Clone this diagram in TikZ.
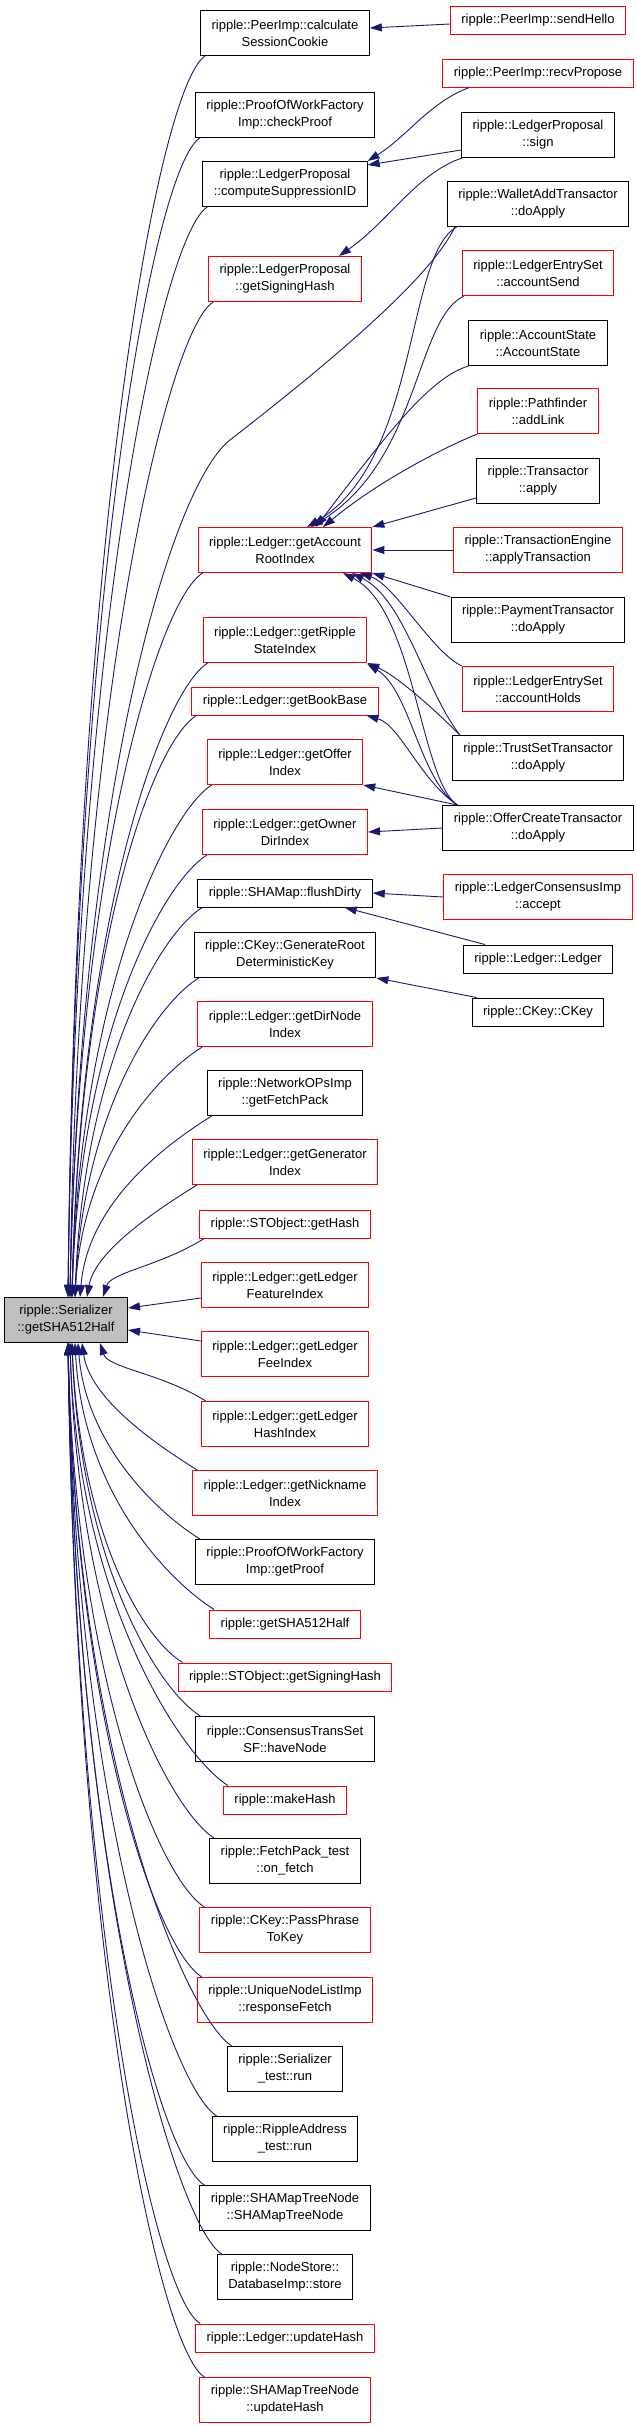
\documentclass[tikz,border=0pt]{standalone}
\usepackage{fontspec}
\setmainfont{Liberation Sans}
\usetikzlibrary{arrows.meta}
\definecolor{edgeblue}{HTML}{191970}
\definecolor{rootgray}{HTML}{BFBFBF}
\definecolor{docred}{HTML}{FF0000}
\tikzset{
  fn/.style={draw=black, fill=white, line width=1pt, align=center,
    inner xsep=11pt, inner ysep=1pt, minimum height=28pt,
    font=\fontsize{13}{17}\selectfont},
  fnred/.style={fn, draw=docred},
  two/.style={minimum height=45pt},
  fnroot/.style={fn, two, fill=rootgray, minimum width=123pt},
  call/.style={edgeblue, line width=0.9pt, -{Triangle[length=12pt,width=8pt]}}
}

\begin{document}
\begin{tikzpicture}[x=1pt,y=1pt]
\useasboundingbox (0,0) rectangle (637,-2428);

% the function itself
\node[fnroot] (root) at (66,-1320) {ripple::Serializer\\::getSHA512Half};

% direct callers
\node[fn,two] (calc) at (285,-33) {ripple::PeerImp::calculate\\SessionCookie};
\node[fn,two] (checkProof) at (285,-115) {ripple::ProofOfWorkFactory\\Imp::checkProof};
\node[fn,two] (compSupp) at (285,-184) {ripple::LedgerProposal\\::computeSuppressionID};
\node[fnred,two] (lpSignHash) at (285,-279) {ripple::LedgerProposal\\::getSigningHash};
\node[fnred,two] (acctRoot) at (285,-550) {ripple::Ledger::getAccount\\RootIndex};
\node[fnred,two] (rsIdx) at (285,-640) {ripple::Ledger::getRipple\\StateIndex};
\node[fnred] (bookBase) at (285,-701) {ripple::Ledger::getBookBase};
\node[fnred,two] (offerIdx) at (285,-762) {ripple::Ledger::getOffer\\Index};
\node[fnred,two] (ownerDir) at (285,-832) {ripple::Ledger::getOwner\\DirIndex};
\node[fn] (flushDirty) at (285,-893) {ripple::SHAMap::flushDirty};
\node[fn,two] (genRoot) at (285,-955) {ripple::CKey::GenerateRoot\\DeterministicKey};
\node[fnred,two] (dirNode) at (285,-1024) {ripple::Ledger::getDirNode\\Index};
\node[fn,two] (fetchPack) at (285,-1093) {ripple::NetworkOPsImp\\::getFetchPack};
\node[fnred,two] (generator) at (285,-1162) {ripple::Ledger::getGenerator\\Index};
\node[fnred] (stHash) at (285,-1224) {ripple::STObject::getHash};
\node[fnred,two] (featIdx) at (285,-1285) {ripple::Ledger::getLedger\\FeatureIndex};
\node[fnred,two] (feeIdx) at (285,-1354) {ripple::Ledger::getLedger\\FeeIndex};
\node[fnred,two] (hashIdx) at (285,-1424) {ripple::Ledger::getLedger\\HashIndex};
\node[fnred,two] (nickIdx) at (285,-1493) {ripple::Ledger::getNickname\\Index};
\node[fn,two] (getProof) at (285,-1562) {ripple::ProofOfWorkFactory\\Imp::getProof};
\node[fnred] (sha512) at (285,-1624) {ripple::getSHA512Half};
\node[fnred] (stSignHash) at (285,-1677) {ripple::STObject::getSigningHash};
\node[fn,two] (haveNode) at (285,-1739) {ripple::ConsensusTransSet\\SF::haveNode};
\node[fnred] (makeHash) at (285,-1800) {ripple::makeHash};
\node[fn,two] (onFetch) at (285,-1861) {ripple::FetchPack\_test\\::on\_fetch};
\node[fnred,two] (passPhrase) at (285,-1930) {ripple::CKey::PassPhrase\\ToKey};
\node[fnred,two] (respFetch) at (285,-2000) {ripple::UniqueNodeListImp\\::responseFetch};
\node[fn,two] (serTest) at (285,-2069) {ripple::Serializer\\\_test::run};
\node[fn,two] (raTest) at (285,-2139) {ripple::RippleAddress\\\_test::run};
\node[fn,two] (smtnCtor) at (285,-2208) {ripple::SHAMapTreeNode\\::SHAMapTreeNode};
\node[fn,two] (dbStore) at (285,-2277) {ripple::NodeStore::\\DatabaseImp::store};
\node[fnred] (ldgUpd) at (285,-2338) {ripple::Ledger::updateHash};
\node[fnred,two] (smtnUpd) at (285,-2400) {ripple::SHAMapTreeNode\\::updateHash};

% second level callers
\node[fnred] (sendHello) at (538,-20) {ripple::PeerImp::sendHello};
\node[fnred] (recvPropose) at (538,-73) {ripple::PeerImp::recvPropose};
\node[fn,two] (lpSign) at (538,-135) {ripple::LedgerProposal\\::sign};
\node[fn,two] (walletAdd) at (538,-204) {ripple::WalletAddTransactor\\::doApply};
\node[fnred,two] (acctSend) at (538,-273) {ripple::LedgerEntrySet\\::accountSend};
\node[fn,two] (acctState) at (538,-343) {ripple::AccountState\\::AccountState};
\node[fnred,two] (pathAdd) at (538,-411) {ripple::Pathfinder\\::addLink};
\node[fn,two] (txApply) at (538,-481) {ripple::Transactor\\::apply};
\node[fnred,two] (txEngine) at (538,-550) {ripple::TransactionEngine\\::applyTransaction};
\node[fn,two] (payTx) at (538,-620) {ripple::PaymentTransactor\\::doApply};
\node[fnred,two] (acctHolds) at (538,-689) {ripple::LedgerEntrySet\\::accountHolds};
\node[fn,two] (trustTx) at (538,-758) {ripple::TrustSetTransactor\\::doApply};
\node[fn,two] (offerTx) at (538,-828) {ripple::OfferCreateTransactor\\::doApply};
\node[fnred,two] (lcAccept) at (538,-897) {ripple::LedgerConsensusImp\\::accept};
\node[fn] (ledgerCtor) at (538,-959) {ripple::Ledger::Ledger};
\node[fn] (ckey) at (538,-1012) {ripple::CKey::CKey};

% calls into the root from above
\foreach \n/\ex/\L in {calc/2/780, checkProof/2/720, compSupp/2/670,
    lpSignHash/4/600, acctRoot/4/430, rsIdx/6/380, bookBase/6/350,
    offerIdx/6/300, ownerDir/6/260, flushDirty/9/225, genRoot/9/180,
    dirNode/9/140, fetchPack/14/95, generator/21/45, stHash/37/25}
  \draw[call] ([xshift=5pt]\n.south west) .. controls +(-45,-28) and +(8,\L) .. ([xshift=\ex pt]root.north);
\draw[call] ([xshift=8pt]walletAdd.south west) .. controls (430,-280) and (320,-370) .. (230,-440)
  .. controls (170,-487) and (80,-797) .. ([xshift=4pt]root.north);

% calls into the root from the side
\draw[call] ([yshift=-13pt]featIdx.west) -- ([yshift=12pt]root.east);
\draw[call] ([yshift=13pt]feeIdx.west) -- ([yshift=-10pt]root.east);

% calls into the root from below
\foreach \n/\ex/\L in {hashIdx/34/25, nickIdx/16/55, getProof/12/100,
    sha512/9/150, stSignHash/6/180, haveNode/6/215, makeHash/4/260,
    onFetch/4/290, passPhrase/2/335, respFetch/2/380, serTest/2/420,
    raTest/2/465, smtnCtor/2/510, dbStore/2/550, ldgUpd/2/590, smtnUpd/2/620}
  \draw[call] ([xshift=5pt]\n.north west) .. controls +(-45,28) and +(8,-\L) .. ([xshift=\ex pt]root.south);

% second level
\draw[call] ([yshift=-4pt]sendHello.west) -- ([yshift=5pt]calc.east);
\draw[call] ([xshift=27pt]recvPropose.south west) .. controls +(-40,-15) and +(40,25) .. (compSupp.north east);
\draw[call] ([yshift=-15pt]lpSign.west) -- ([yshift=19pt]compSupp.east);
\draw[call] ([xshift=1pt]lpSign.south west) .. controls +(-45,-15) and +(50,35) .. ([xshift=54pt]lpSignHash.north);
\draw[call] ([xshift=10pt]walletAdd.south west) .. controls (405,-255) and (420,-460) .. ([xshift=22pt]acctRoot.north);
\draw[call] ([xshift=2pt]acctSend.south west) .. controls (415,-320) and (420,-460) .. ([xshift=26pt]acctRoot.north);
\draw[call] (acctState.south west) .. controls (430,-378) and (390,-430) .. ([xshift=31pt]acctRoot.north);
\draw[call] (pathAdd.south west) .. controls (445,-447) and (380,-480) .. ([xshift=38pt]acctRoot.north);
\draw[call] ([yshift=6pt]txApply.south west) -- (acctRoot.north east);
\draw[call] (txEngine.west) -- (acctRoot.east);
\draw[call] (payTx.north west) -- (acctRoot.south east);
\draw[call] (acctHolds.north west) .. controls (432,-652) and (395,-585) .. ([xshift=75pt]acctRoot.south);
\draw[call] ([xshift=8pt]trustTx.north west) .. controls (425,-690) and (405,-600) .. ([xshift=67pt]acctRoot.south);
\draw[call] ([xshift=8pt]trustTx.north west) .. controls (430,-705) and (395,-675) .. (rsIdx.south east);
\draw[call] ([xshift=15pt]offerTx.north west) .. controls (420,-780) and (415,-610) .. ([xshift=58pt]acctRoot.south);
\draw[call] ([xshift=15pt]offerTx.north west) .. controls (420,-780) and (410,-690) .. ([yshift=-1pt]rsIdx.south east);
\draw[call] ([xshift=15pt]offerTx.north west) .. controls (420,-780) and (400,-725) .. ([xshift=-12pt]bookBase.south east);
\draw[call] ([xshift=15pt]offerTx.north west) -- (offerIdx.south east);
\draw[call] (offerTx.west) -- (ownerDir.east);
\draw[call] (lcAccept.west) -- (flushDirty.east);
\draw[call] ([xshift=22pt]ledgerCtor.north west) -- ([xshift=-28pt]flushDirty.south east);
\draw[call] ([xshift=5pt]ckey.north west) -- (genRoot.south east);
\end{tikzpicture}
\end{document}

▶ PROMPT:
Repeat the lines of the listing above verbatim, beginning at its first line and ending at the line containing "(root) at (66,-1320)", which is included. Omit pictures.

▶ RESPONSE TO THIS TASK:
Clone this diagram in TikZ.
\documentclass[tikz,border=0pt]{standalone}
\usepackage{fontspec}
\setmainfont{Liberation Sans}
\usetikzlibrary{arrows.meta}
\definecolor{edgeblue}{HTML}{191970}
\definecolor{rootgray}{HTML}{BFBFBF}
\definecolor{docred}{HTML}{FF0000}
\tikzset{
  fn/.style={draw=black, fill=white, line width=1pt, align=center,
    inner xsep=11pt, inner ysep=1pt, minimum height=28pt,
    font=\fontsize{13}{17}\selectfont},
  fnred/.style={fn, draw=docred},
  two/.style={minimum height=45pt},
  fnroot/.style={fn, two, fill=rootgray, minimum width=123pt},
  call/.style={edgeblue, line width=0.9pt, -{Triangle[length=12pt,width=8pt]}}
}

\begin{document}
\begin{tikzpicture}[x=1pt,y=1pt]
\useasboundingbox (0,0) rectangle (637,-2428);

% the function itself
\node[fnroot] (root) at (66,-1320) {ripple::Serializer\\::getSHA512Half};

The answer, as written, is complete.